* **Task statement**:
Repeat every line exactly, keeping the pictures out of the copy.
+++ Supplied data
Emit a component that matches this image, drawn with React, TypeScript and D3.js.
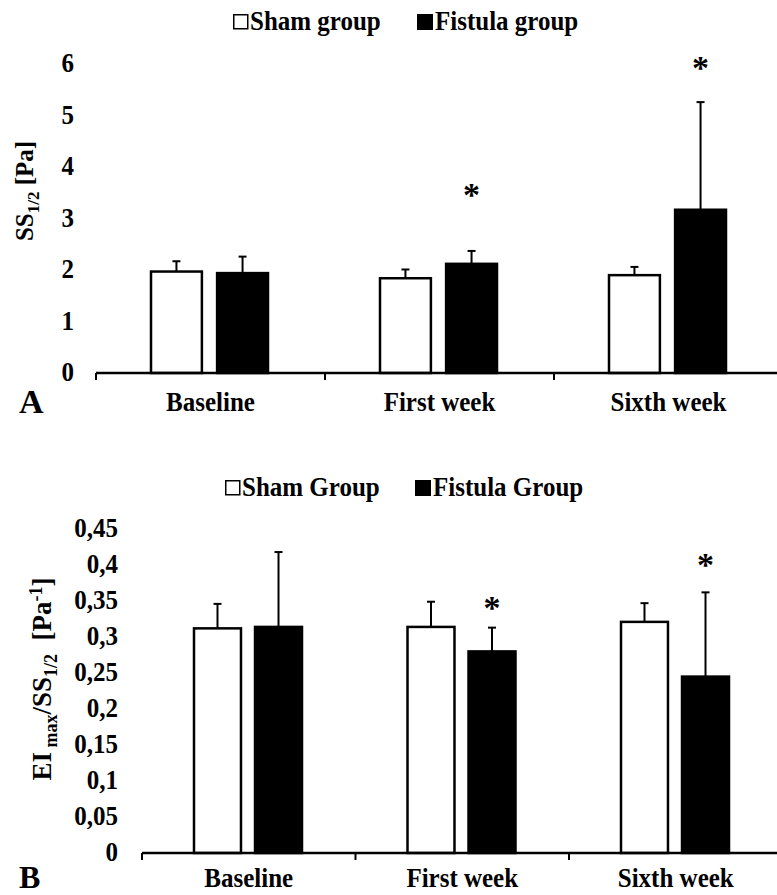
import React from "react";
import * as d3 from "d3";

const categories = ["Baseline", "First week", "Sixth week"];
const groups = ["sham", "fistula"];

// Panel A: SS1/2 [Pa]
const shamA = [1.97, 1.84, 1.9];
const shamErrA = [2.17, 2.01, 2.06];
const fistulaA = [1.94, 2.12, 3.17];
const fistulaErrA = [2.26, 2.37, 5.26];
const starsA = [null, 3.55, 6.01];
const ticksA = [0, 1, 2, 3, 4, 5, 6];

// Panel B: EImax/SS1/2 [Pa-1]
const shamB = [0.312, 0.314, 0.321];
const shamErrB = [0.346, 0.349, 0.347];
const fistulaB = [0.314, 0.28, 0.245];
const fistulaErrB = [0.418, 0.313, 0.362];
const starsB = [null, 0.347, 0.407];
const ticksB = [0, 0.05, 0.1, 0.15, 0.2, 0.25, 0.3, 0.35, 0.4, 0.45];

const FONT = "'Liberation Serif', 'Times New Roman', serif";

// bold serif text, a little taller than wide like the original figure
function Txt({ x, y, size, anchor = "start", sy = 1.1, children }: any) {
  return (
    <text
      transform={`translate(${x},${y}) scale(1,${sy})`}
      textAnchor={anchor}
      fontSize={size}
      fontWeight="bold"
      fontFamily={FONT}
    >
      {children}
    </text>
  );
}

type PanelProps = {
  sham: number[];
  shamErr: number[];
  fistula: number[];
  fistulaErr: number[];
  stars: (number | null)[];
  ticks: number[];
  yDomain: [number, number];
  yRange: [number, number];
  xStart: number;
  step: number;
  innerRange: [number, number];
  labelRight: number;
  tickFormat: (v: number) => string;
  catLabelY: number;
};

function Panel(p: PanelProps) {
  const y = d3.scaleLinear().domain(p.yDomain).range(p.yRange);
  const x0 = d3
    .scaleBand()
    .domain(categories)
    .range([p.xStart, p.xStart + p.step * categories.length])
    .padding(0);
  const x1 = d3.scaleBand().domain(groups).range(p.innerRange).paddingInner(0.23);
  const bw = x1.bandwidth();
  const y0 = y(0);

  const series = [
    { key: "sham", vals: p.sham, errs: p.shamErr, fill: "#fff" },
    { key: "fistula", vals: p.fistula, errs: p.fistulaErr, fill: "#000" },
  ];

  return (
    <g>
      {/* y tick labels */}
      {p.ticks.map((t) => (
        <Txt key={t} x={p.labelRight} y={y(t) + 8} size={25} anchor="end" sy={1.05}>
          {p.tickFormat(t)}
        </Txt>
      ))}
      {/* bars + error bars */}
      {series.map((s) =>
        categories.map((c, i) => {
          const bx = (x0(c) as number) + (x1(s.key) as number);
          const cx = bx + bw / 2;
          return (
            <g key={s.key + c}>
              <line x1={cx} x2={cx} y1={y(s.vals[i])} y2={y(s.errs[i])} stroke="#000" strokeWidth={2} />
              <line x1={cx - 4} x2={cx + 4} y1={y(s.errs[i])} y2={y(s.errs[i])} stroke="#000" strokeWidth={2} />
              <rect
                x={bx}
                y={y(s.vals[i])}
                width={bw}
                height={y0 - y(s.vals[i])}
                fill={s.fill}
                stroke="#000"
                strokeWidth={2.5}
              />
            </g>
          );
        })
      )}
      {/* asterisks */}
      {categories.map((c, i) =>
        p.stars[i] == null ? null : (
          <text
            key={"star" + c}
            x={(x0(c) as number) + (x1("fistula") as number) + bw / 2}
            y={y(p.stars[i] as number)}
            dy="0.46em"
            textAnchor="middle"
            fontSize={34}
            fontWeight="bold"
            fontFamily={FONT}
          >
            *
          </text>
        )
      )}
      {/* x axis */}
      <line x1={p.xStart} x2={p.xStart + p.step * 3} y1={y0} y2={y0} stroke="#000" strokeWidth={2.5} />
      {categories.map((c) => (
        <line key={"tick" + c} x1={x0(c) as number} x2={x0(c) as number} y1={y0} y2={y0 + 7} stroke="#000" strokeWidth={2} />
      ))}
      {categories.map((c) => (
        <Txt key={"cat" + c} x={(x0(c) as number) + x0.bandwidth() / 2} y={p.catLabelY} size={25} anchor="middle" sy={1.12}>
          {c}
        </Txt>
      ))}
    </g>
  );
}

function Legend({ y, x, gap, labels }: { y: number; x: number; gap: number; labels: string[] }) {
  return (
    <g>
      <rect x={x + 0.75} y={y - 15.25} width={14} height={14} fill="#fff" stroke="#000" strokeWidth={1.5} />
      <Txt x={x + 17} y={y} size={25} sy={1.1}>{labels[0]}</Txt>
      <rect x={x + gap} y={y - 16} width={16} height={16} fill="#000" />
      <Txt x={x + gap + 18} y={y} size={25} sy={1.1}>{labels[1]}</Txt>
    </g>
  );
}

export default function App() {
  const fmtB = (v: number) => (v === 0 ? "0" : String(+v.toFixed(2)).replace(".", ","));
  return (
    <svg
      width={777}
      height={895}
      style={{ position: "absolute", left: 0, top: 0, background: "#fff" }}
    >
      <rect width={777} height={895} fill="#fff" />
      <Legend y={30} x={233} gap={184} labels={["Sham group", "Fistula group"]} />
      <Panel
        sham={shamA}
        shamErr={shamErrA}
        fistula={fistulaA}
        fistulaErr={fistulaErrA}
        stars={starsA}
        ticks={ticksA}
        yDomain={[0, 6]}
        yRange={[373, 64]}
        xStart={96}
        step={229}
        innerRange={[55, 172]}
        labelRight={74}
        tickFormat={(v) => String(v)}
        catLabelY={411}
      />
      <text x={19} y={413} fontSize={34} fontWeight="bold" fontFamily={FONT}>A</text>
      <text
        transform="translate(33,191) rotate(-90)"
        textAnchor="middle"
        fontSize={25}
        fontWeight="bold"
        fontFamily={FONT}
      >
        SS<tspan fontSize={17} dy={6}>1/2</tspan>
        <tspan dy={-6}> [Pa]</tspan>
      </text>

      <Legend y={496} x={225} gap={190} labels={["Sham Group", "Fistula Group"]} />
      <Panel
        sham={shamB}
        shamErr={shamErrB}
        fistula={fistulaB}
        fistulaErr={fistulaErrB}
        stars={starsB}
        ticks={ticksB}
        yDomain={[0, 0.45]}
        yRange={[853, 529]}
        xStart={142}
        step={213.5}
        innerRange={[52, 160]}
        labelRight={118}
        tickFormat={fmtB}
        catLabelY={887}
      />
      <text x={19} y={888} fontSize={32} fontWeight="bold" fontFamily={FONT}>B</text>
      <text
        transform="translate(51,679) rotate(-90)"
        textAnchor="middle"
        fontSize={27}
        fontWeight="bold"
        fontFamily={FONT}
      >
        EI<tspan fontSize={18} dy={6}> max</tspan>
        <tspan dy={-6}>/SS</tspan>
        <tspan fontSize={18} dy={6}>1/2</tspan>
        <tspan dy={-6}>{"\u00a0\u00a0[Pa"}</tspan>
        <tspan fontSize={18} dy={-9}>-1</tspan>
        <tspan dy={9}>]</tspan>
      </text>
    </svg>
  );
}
++++++
* **Result**:
Emit a component that matches this image, drawn with React, TypeScript and D3.js.
import React from "react";
import * as d3 from "d3";

const categories = ["Baseline", "First week", "Sixth week"];
const groups = ["sham", "fistula"];

// Panel A: SS1/2 [Pa]
const shamA = [1.97, 1.84, 1.9];
const shamErrA = [2.17, 2.01, 2.06];
const fistulaA = [1.94, 2.12, 3.17];
const fistulaErrA = [2.26, 2.37, 5.26];
const starsA = [null, 3.55, 6.01];
const ticksA = [0, 1, 2, 3, 4, 5, 6];

// Panel B: EImax/SS1/2 [Pa-1]
const shamB = [0.312, 0.314, 0.321];
const shamErrB = [0.346, 0.349, 0.347];
const fistulaB = [0.314, 0.28, 0.245];
const fistulaErrB = [0.418, 0.313, 0.362];
const starsB = [null, 0.347, 0.407];
const ticksB = [0, 0.05, 0.1, 0.15, 0.2, 0.25, 0.3, 0.35, 0.4, 0.45];

const FONT = "'Liberation Serif', 'Times New Roman', serif";

// bold serif text, a little taller than wide like the original figure
function Txt({ x, y, size, anchor = "start", sy = 1.1, children }: any) {
  return (
    <text
      transform={`translate(${x},${y}) scale(1,${sy})`}
      textAnchor={anchor}
      fontSize={size}
      fontWeight="bold"
      fontFamily={FONT}
    >
      {children}
    </text>
  );
}

type PanelProps = {
  sham: number[];
  shamErr: number[];
  fistula: number[];
  fistulaErr: number[];
  stars: (number | null)[];
  ticks: number[];
  yDomain: [number, number];
  yRange: [number, number];
  xStart: number;
  step: number;
  innerRange: [number, number];
  labelRight: number;
  tickFormat: (v: number) => string;
  catLabelY: number;
};

function Panel(p: PanelProps) {
  const y = d3.scaleLinear().domain(p.yDomain).range(p.yRange);
  const x0 = d3
    .scaleBand()
    .domain(categories)
    .range([p.xStart, p.xStart + p.step * categories.length])
    .padding(0);
  const x1 = d3.scaleBand().domain(groups).range(p.innerRange).paddingInner(0.23);
  const bw = x1.bandwidth();
  const y0 = y(0);

  const series = [
    { key: "sham", vals: p.sham, errs: p.shamErr, fill: "#fff" },
    { key: "fistula", vals: p.fistula, errs: p.fistulaErr, fill: "#000" },
  ];

  return (
    <g>
      {/* y tick labels */}
      {p.ticks.map((t) => (
        <Txt key={t} x={p.labelRight} y={y(t) + 8} size={25} anchor="end" sy={1.05}>
          {p.tickFormat(t)}
        </Txt>
      ))}
      {/* bars + error bars */}
      {series.map((s) =>
        categories.map((c, i) => {
          const bx = (x0(c) as number) + (x1(s.key) as number);
          const cx = bx + bw / 2;
          return (
            <g key={s.key + c}>
              <line x1={cx} x2={cx} y1={y(s.vals[i])} y2={y(s.errs[i])} stroke="#000" strokeWidth={2} />
              <line x1={cx - 4} x2={cx + 4} y1={y(s.errs[i])} y2={y(s.errs[i])} stroke="#000" strokeWidth={2} />
              <rect
                x={bx}
                y={y(s.vals[i])}
                width={bw}
                height={y0 - y(s.vals[i])}
                fill={s.fill}
                stroke="#000"
                strokeWidth={2.5}
              />
            </g>
          );
        })
      )}
      {/* asterisks */}
      {categories.map((c, i) =>
        p.stars[i] == null ? null : (
          <text
            key={"star" + c}
            x={(x0(c) as number) + (x1("fistula") as number) + bw / 2}
            y={y(p.stars[i] as number)}
            dy="0.46em"
            textAnchor="middle"
            fontSize={34}
            fontWeight="bold"
            fontFamily={FONT}
          >
            *
          </text>
        )
      )}
      {/* x axis */}
      <line x1={p.xStart} x2={p.xStart + p.step * 3} y1={y0} y2={y0} stroke="#000" strokeWidth={2.5} />
      {categories.map((c) => (
        <line key={"tick" + c} x1={x0(c) as number} x2={x0(c) as number} y1={y0} y2={y0 + 7} stroke="#000" strokeWidth={2} />
      ))}
      {categories.map((c) => (
        <Txt key={"cat" + c} x={(x0(c) as number) + x0.bandwidth() / 2} y={p.catLabelY} size={25} anchor="middle" sy={1.12}>
          {c}
        </Txt>
      ))}
    </g>
  );
}

function Legend({ y, x, gap, labels }: { y: number; x: number; gap: number; labels: string[] }) {
  return (
    <g>
      <rect x={x + 0.75} y={y - 15.25} width={14} height={14} fill="#fff" stroke="#000" strokeWidth={1.5} />
      <Txt x={x + 17} y={y} size={25} sy={1.1}>{labels[0]}</Txt>
      <rect x={x + gap} y={y - 16} width={16} height={16} fill="#000" />
      <Txt x={x + gap + 18} y={y} size={25} sy={1.1}>{labels[1]}</Txt>
    </g>
  );
}

export default function App() {
  const fmtB = (v: number) => (v === 0 ? "0" : String(+v.toFixed(2)).replace(".", ","));
  return (
    <svg
      width={777}
      height={895}
      style={{ position: "absolute", left: 0, top: 0, background: "#fff" }}
    >
      <rect width={777} height={895} fill="#fff" />
      <Legend y={30} x={233} gap={184} labels={["Sham group", "Fistula group"]} />
      <Panel
        sham={shamA}
        shamErr={shamErrA}
        fistula={fistulaA}
        fistulaErr={fistulaErrA}
        stars={starsA}
        ticks={ticksA}
        yDomain={[0, 6]}
        yRange={[373, 64]}
        xStart={96}
        step={229}
        innerRange={[55, 172]}
        labelRight={74}
        tickFormat={(v) => String(v)}
        catLabelY={411}
      />
      <text x={19} y={413} fontSize={34} fontWeight="bold" fontFamily={FONT}>A</text>
      <text
        transform="translate(33,191) rotate(-90)"
        textAnchor="middle"
        fontSize={25}
        fontWeight="bold"
        fontFamily={FONT}
      >
        SS<tspan fontSize={17} dy={6}>1/2</tspan>
        <tspan dy={-6}> [Pa]</tspan>
      </text>

      <Legend y={496} x={225} gap={190} labels={["Sham Group", "Fistula Group"]} />
      <Panel
        sham={shamB}
        shamErr={shamErrB}
        fistula={fistulaB}
        fistulaErr={fistulaErrB}
        stars={starsB}
        ticks={ticksB}
        yDomain={[0, 0.45]}
        yRange={[853, 529]}
        xStart={142}
        step={213.5}
        innerRange={[52, 160]}
        labelRight={118}
        tickFormat={fmtB}
        catLabelY={887}
      />
      <text x={19} y={888} fontSize={32} fontWeight="bold" fontFamily={FONT}>B</text>
      <text
        transform="translate(51,679) rotate(-90)"
        textAnchor="middle"
        fontSize={27}
        fontWeight="bold"
        fontFamily={FONT}
      >
        EI<tspan fontSize={18} dy={6}> max</tspan>
        <tspan dy={-6}>/SS</tspan>
        <tspan fontSize={18} dy={6}>1/2</tspan>
        <tspan dy={-6}>{"\u00a0\u00a0[Pa"}</tspan>
        <tspan fontSize={18} dy={-9}>-1</tspan>
        <tspan dy={9}>]</tspan>
      </text>
    </svg>
  );
}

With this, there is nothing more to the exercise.